As the printed version cut out some of what I wrote, I though I’d give you both versions!
Feminism – it’s a loaded word! Somehow it’s gone from meaning an advocate of the rights and equality of women, to being short-hand for a stroppy woman moaning that life isn’t fair and that men are evil suppressors!
If you’d asked me when I was at university if I was a feminist, it would have been an unqualified yes. But now, it’s not so straightforward. I need to qualify my answer. I believe in egalitarianism
There are still so many inequalities – the glass ceiling is still there (we’re breaking through more often but it’s a tough slog), pay disparity has yet to be banished and women in the public eye are all too often reduced to the status of a “body.” I could go on…
But then men don’t have it all easy either. Stay at home dads are viewed with suspicion and body image issues are now more prevalent in men with a huge increase in the levels of male eating disorders.
The issue that women face is that we’ve been give the rights but not the full equality. Let’s face it, with the best will in world the responsibility of having a baby is a woman’s. Men just don’t have the correct tools for the job! And if we exclude those women who get back on their Blackberries before the placenta has been delivered, we do need to take some time off work. And that’s when we start to lose out.
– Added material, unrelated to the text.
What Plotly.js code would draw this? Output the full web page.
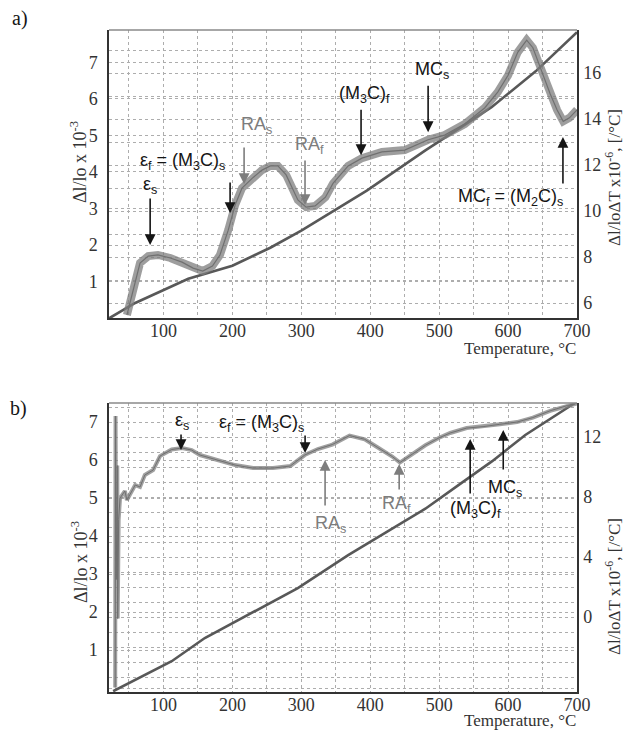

Out of sight and out of mind!
Having it all? No-one can. You might say men do, but do they really? Look at the parents at sports day or afternoon nativity. It’s predominately mothers. If men were having it all, they’d be there too.
If you want to have it all, you have to choose when you have it. Many women in The Business Womans Network have chosen to be self-employed so they can have a job that fits around their families in a way that “conventional” jobs don’t. When they are working, they work hard and they achieve great things. And when they are doing the family side of things, well they are pretty great at that too.
Feminist, yummy mummy, mumtrepreneur (one of my pet hates, but there’s not enough space to go into that here) call me what you want. At the end of the day, the label isn’t important.
Women are just as great as men and men are just as great as women. It’s just that we all have different skills, different talents and different roles. And until we accept, celebrate and nurture these amazing differences then we all lose out.